DATA BLOCK —
^^^^

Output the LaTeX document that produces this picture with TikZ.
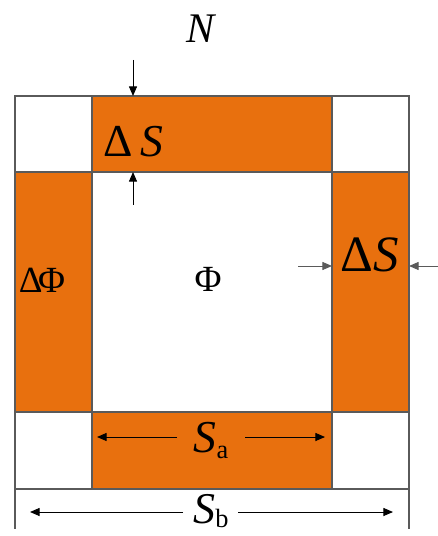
\documentclass[tikz,border=0pt]{standalone}
\usepackage{fontspec}
\setmainfont{Liberation Serif}
\usetikzlibrary{arrows.meta}
\definecolor{coreorange}{HTML}{E8700E}
\definecolor{edgegray}{HTML}{5A5A5A}

\begin{document}
\begin{tikzpicture}[x=0.02cm,y=-0.02cm,>={Triangle[length=5.5pt,width=4.6pt]},
 band/.style={fill=coreorange,draw=edgegray,line width=.6pt},
 cell/.style={fill=white,draw=edgegray,line width=.6pt},
 dim/.style={->,line width=.55pt},
 lbl/.style={inner sep=0pt,anchor=base}]
\useasboundingbox (0,0) rectangle (438,536);
% corner cells and the four bands
\draw[cell] (15,96) rectangle (92,172);\draw[cell] (332,96) rectangle (409,172);
\draw[cell] (15,412) rectangle (92,489);\draw[cell] (332,412) rectangle (409,489);
\draw[band] (92,96) rectangle (332,172);\draw[band] (92,412) rectangle (332,489);
\draw[band] (15,172) rectangle (92,412);\draw[band] (332,172) rectangle (409,412);
% extension lines for S_b
\draw[edgegray,line width=.6pt] (15,489)--(15,529) (409,489)--(409,529);
% labels
\node[lbl,font=\fontsize{24}{24}\selectfont] (n) at (202,43) {\textit{N}};
\node[lbl,font=\fontsize{26}{26}\selectfont] (dst) at (133,157) {Δ\,\textit{S}};
\node[lbl,font=\fontsize{29}{29}\selectfont] (dsr) at (370,272) {Δ\textit{S}};
\node[lbl,font=\fontsize{21}{21}\selectfont] (dphi) at (42,292) {Δ\kern-.12emΦ};
\node[lbl,font=\fontsize{21}{21}\selectfont] (phi) at (208,291) {Φ};
\node[lbl,font=\fontsize{26}{26}\selectfont] (sa) at (211,452) {\textit{S}\raisebox{-.3ex}{\fontsize{15}{15}\selectfont a}};
\node[lbl,font=\fontsize{25}{25}\selectfont] (sb) at (211,523) {\textit{S}\raisebox{-.2ex}{\fontsize{15}{15}\selectfont b}};
% thickness arrows
\coordinate (t1) at (133,60);\coordinate (t2) at (133,96);
\coordinate (t3) at (133,205);\coordinate (t4) at (133,172);
\draw[dim] (t1)--(t2);\draw[dim] (t3)--(t4);
\coordinate (r1) at (298,266);\coordinate (r2) at (332,266);
\coordinate (r3) at (438,266);\coordinate (r4) at (409,266);
\draw[dim,edgegray] (r1)--(r2);\draw[dim,edgegray] (r3)--(r4);
% width arrows
\coordinate (a1) at (177,437);\coordinate (a2) at (97,437);
\coordinate (a3) at (245,437);\coordinate (a4) at (325,437);
\draw[dim] (a1)--(a2);\draw[dim] (a3)--(a4);
\coordinate (b1) at (183,512);\coordinate (b2) at (30,512);
\coordinate (b3) at (238,512);\coordinate (b4) at (393,512);
\draw[dim] (b1)--(b2);\draw[dim] (b3)--(b4);
\end{tikzpicture}
\end{document}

^^^^

TO BE DONE — Quote the data above in full and without alteration; skip the pictures.

ANSWER —
Output the LaTeX document that produces this picture with TikZ.
\documentclass[tikz,border=0pt]{standalone}
\usepackage{fontspec}
\setmainfont{Liberation Serif}
\usetikzlibrary{arrows.meta}
\definecolor{coreorange}{HTML}{E8700E}
\definecolor{edgegray}{HTML}{5A5A5A}

\begin{document}
\begin{tikzpicture}[x=0.02cm,y=-0.02cm,>={Triangle[length=5.5pt,width=4.6pt]},
 band/.style={fill=coreorange,draw=edgegray,line width=.6pt},
 cell/.style={fill=white,draw=edgegray,line width=.6pt},
 dim/.style={->,line width=.55pt},
 lbl/.style={inner sep=0pt,anchor=base}]
\useasboundingbox (0,0) rectangle (438,536);
% corner cells and the four bands
\draw[cell] (15,96) rectangle (92,172);\draw[cell] (332,96) rectangle (409,172);
\draw[cell] (15,412) rectangle (92,489);\draw[cell] (332,412) rectangle (409,489);
\draw[band] (92,96) rectangle (332,172);\draw[band] (92,412) rectangle (332,489);
\draw[band] (15,172) rectangle (92,412);\draw[band] (332,172) rectangle (409,412);
% extension lines for S_b
\draw[edgegray,line width=.6pt] (15,489)--(15,529) (409,489)--(409,529);
% labels
\node[lbl,font=\fontsize{24}{24}\selectfont] (n) at (202,43) {\textit{N}};
\node[lbl,font=\fontsize{26}{26}\selectfont] (dst) at (133,157) {Δ\,\textit{S}};
\node[lbl,font=\fontsize{29}{29}\selectfont] (dsr) at (370,272) {Δ\textit{S}};
\node[lbl,font=\fontsize{21}{21}\selectfont] (dphi) at (42,292) {Δ\kern-.12emΦ};
\node[lbl,font=\fontsize{21}{21}\selectfont] (phi) at (208,291) {Φ};
\node[lbl,font=\fontsize{26}{26}\selectfont] (sa) at (211,452) {\textit{S}\raisebox{-.3ex}{\fontsize{15}{15}\selectfont a}};
\node[lbl,font=\fontsize{25}{25}\selectfont] (sb) at (211,523) {\textit{S}\raisebox{-.2ex}{\fontsize{15}{15}\selectfont b}};
% thickness arrows
\coordinate (t1) at (133,60);\coordinate (t2) at (133,96);
\coordinate (t3) at (133,205);\coordinate (t4) at (133,172);
\draw[dim] (t1)--(t2);\draw[dim] (t3)--(t4);
\coordinate (r1) at (298,266);\coordinate (r2) at (332,266);
\coordinate (r3) at (438,266);\coordinate (r4) at (409,266);
\draw[dim,edgegray] (r1)--(r2);\draw[dim,edgegray] (r3)--(r4);
% width arrows
\coordinate (a1) at (177,437);\coordinate (a2) at (97,437);
\coordinate (a3) at (245,437);\coordinate (a4) at (325,437);
\draw[dim] (a1)--(a2);\draw[dim] (a3)--(a4);
\coordinate (b1) at (183,512);\coordinate (b2) at (30,512);
\coordinate (b3) at (238,512);\coordinate (b4) at (393,512);
\draw[dim] (b1)--(b2);\draw[dim] (b3)--(b4);
\end{tikzpicture}
\end{document}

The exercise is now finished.